His name may not figure in the celebrity list of architects in the city. For, he has not secured a certificate of merit from any glamorous institute of design or architecture. But P.A. Nazeer Khan is a master craftsman on his own merit, with hundreds of well-designed and incredibly beautiful palatial houses to his credit in different parts of the country.
For many, says Mr. Khan, a house is a statement that they want to make about themselves. This is particularly so in Kerala where a large section of its middle class population, especially the petrodollar-rich non-residents, are obsessed with the idea of a posh-looking palace for a dwelling place.
A major share of his clients is NRIs from different parts the State. “They are the ones with money and flamboyant dreams of a home triggered by the exposure they have to the outer world,” Mr. Khan says.
Rs.3 crore may be the standard budget for a super-star commercial movie in Malayalam. But that also is the average budget for a house these days designed by Mr. Khan, who is a self-made architect from Kozhikode.
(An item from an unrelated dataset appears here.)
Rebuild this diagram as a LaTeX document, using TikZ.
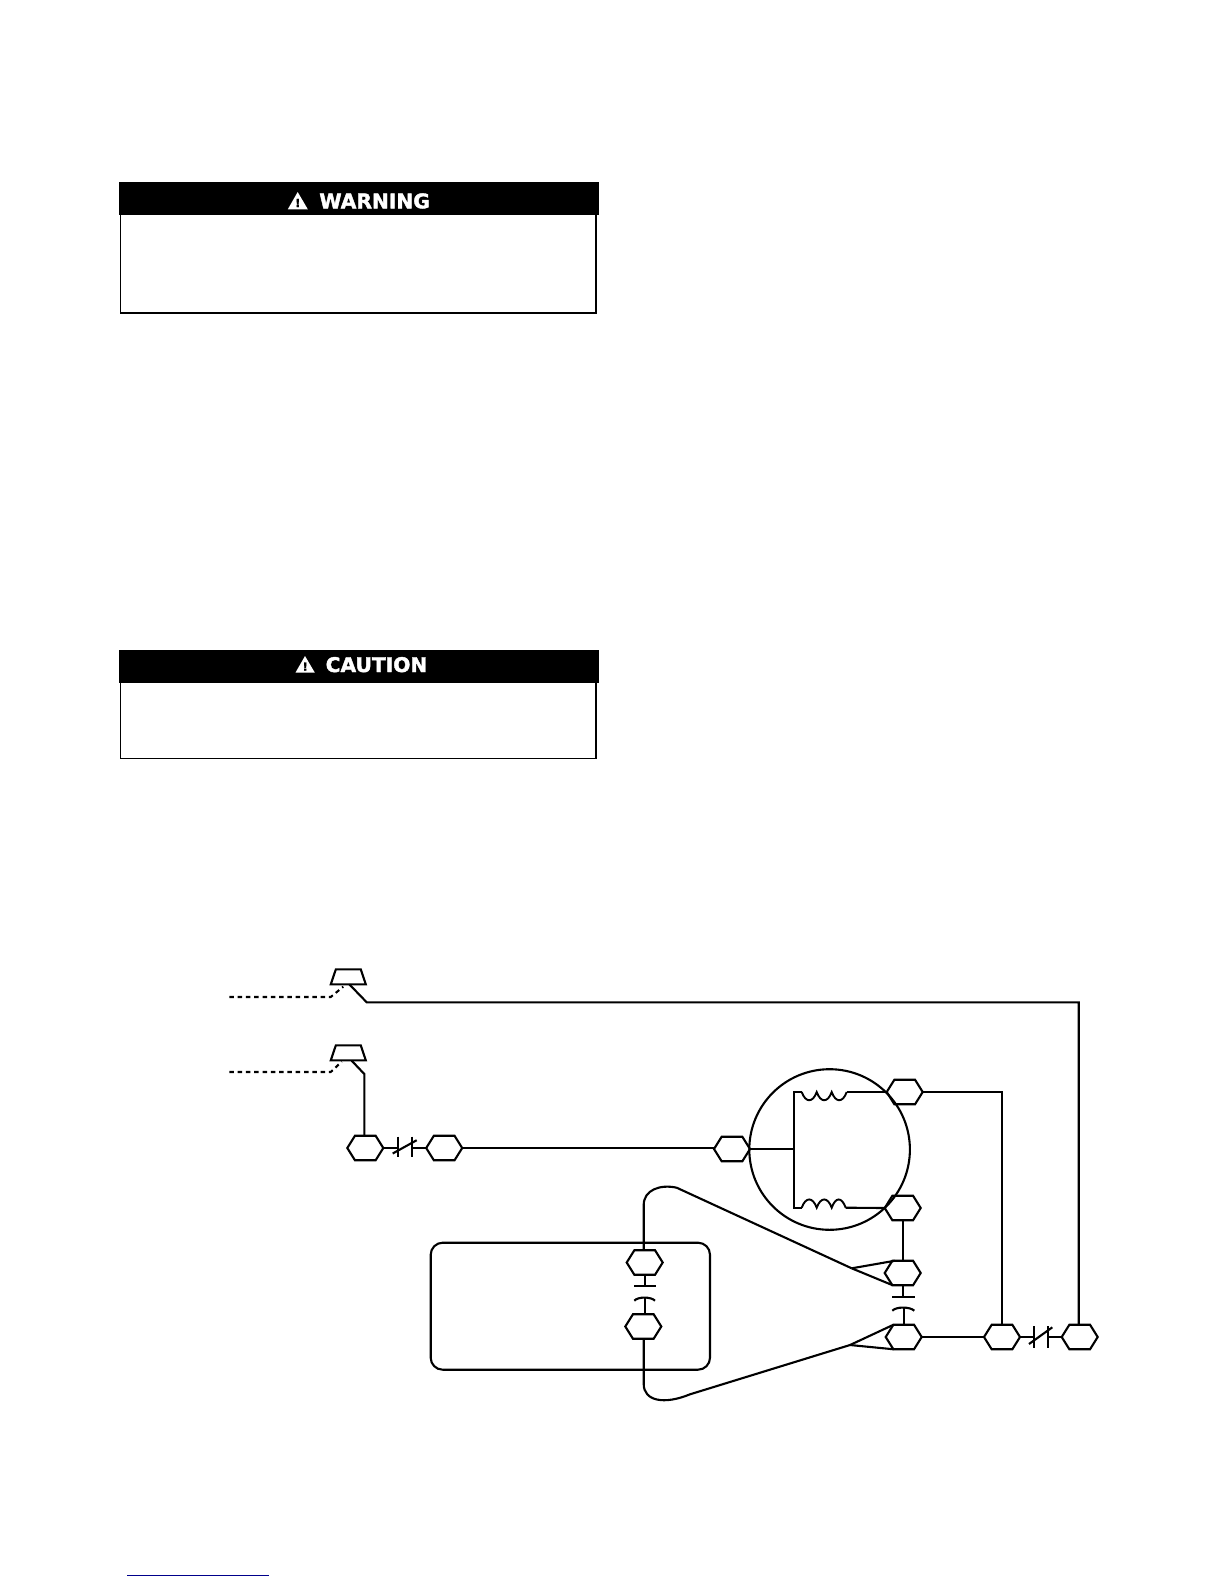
\documentclass[tikz,border=0pt]{standalone}
\usepackage{fontspec}
\setmainfont{DejaVu Sans}[BoldFeatures={FakeBold=2}]
\usetikzlibrary{shapes.geometric,shapes.symbols}
\tikzset{
  wire/.style={line width=2.1pt,line join=miter},
  hexa/.style={draw,line width=2.1pt,shape=signal,signal to=east and west,signal pointer angle=116,
    minimum width=36pt,minimum height=24.5pt,inner sep=0pt,outer sep=0pt},
  lug/.style={draw,line width=2.1pt,shape=trapezium,trapezium left angle=68,trapezium right angle=68,
    trapezium stretches=true,minimum width=35pt,minimum height=15pt,inner sep=0pt,outer sep=0pt,
    text width=10pt,text height=5pt},
  lead/.style={line width=2.1pt,dash pattern=on 4.5pt off 3.8pt},
  bar/.style={fill=black,draw=none,anchor=north west,inner sep=0pt,outer sep=0pt},
  signtext/.style={text=white,anchor=base,inner sep=0pt,font=\fontsize{20.2}{21}\selectfont\bfseries},
  bangtext/.style={text=black,inner sep=0pt,font=\fontsize{11}{11}\selectfont\bfseries}
}
\begin{document}
\begin{tikzpicture}[x=1pt,y=-1pt]
  \useasboundingbox (0,0) rectangle (1224,1584);
  % warning box
  \node[bar,minimum width=480pt,minimum height=33pt] (warnbar) at (119,182) {};
  \draw[line width=1.8pt] (warnbar.south west) ++(1.5,0) |- (596,313) -- (596,215);
  \fill[white] (287.8,209.3) -- (297.7,192) -- (307.8,209.3) -- cycle;
  \node[bangtext] (warnbang) at (297.8,203) {!};
  \node[signtext] (warntext) at (374.6,208.3) {WARNING};
  % caution box
  \node[bar,minimum width=480pt,minimum height=32.7pt] (cautbar) at (119,650) {};
  \draw[line width=1.8pt] (cautbar.south west) ++(1.5,0) |- (596,758.5) -- (596,682.7);
  \fill[white] (295.5,672.6) -- (305,656) -- (314.8,672.6) -- cycle;
  \node[bangtext] (cautbang) at (305.2,666.5) {!};
  \node[signtext] (cauttext) at (376.5,672) {CAUTION};
  % lugs and leads
  \node[lug] (luga) at (348.3,976.8) {};
  \node[lug] (lugb) at (348.3,1052.8) {};
  \coordinate (leada) at (229.3,997);
  \coordinate (leadb) at (229.3,1072);
  \draw[lead] (leada) -- (330.7,997) -- (343.3,986.7);
  \draw[lead] (leadb) -- (330.7,1072) -- (341.7,1061.7);
  % terminals
  \node[hexa] (hexa1) at (365.3,1148) {};
  \node[hexa] (hexa2) at (444.2,1148) {};
  \node[hexa] (hexc) at (732,1149) {};
  \node[hexa] (hexd) at (904.7,1092) {};
  \node[hexa] (hexe) at (902.7,1208) {};
  \node[hexa] (hexf) at (902.7,1273) {};
  \node[hexa] (hexg) at (903.7,1337) {};
  \node[hexa] (hexh) at (1002,1337) {};
  \node[hexa] (hexi) at (1079.7,1337) {};
  \node[hexa] (hexj) at (644.7,1262.5) {};
  \node[hexa] (hexk) at (643.3,1326.5) {};
  % motor
  \node[draw,line width=2.1pt,shape=circle,minimum size=160.6pt,inner sep=0pt,outer sep=0pt] (motor) at (829.6,1149.5) {};
  \coordinate (common) at (794.3,1149);
  \draw[wire] (hexc.east) -- (common);
  \draw[wire] (801.7,1092) -| (common) |- (801.7,1207.7);
  \draw[wire,line width=1.9pt] (801.7,1092) .. controls +(4,11) and +(-4,11) .. ++(15,0)
    .. controls +(4,11) and +(-4,11) .. ++(15,0)
    .. controls +(4,11) and +(-4,11) .. ++(15,0);
  \draw[wire,line width=1.9pt] (801.7,1207.7) .. controls +(4,-11) and +(-4,-11) .. ++(15,0)
    .. controls +(4,-11) and +(-4,-11) .. ++(15,0)
    .. controls +(4,-11) and +(-4,-11) .. ++(14,0);
  \draw[wire] (846.7,1092) -- (hexd.west);
  \draw[wire] (845.7,1207.7) -- (hexe.west);
  % long wires
  \coordinate (benda) at (366.7,1002.3);
  \coordinate (bendb) at (364.3,1074);
  \draw[wire] (349.3,984.3) -- (benda) -| (1078.7,1325);
  \draw[wire] (351.7,1060.7) -- (bendb) -- (364.3,1136);
  \draw[wire] (hexa2.east) -- (hexa2.east -| hexc.west);
  \draw[wire] (hexd.east) -| (hexh.north);
  \draw[wire] (hexg.east) -- (hexh.west);
  \draw[wire] (hexe.south) -- (hexf.north);
  % contact at left
  \draw[wire] (hexa1.east) -- (398.3,1148);
  \draw[wire] (412.3,1148) -- (hexa2.west);
  \draw[wire] (398.3,1136.5) -- (398.3,1157);
  \draw[wire] (412.3,1136.5) -- (412.3,1157);
  \draw[wire] (392.7,1153.5) -- (416.7,1140.2);
  % contact at right
  \draw[wire] (hexh.east) -- (1034,1337);
  \draw[wire] (1048,1337) -- (hexi.west);
  \draw[wire] (1034,1326) -- (1034,1348.3);
  \draw[wire] (1048,1326) -- (1048,1348.3);
  \draw[wire] (1029,1344) -- (1052.3,1327.3);
  % capacitor at motor
  \draw[wire] (hexf.south) -- (902.7,1296.7);
  \draw[wire] (892.3,1296.7) -- (914.7,1296.7);
  \draw[wire] (892.3,1310.7) .. controls (896,1306.5) and (910,1306.5) .. (914.3,1310.7);
  \draw[wire] (903.7,1307.5) -- (hexg.north);
  % control box
  \draw[line width=2.1pt,rounded corners=12pt] (430.7,1242.7) rectangle (710,1369.7);
  \draw[wire] (645,1275) -- (645,1286.3);
  \draw[wire] (634.3,1286.3) -- (655.7,1286.3);
  \draw[wire] (634.3,1300.7) .. controls (638,1296.5) and (651,1296.5) .. (655,1300.7);
  \draw[wire] (645,1297.5) -- (645,1314);
  % loops to the capacitor
  \coordinate (forka) at (851.7,1268.3);
  \coordinate (forkb) at (850,1345);
  \draw[wire] (643.7,1250) -- (643.7,1205) .. controls (643.7,1190) and (660,1184) .. (676.7,1187.7) -- (forka);
  \draw[wire] (forka) -- (hexf.123);
  \draw[wire] (forka) -- (hexf.229);
  \draw[wire] (643.7,1339) -- (643.7,1384) .. controls (643.7,1401) and (664,1405) .. (690,1394.3) -- (forkb);
  \draw[wire] (forkb) -- (hexg.130);
  \draw[wire] (forkb) -- (hexg.230);
  % link rule
  \coordinate (linka) at (127,1575.3);
  \coordinate (linkb) at (269,1575.3);
  \draw[line width=1.2pt,color={rgb,255:red,0;green,0;blue,139}] (linka) -- (linkb);
\end{tikzpicture}
\end{document}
For the last 28 years, he has designed myriad houses, commercial complexes, and shopping malls in different parts of the country with nearly 100 ongoing projects under his supervision now.
One of his ongoing projects is a 50,000-sq ft house at Pulikkal in Malappuram district. “It could probably be the tallest house as well in the State with a height of 33 m,” says the architect, who is basically an artist with incredible imagination and enviable drawing skills.
That he is not a “qualified” architect with “sufficient” academic credentials often make him “unacceptable” to many established names in the field. “But I never go begging for anyone’s approval, I do my job” says the craftsman.
Once the design is done, he takes the advice and help of some structural engineers for each project. “But I myself supervise the construction from foundation to the finish,” he says.
Most of his clients are the nouveau riche. But that does not make Mr. Khan’s architectural challenges any lesser. “Among other things, I believe in the basic balance and symmetry for my structures,” he says. For him, a structure without balance or right proportion is a physically challenged constitution.
There are certain commonalities or a visible stamp of the artist on almost all of his projects. Besides being elegant with a royal touch, they are also designed to last.
Mr. Khan is known for the enormity and the complex visual dimensions of his designs. “Probably, more than half of the particularly noticeable and huge houses in the Malabar region could be my design,” says the architect, whose only academic credential is a diploma in civil draughtsmanship.
That his customers are often those who are ready to splurge on their dream house does not mean that Mr. Khan takes advantage of them. “My attachment with each project is often something beyond professional. I become emotionally attached to them even to the extent that it causes a sort of an acute pain by the time I have to hand over the project to my client,” says Mr. Khan.
With some of his project currently under way even outside the country, Mr. Khan, as some of his admirers say, is a born architect capable of creating wonders. So much so that a team of architecture scholars from the International Islamic University of Malaysia (IIUM) is currently doing a research on the socio-cultural influences of new housing structures in Kerala with special reference to Mr. Khan’s structures.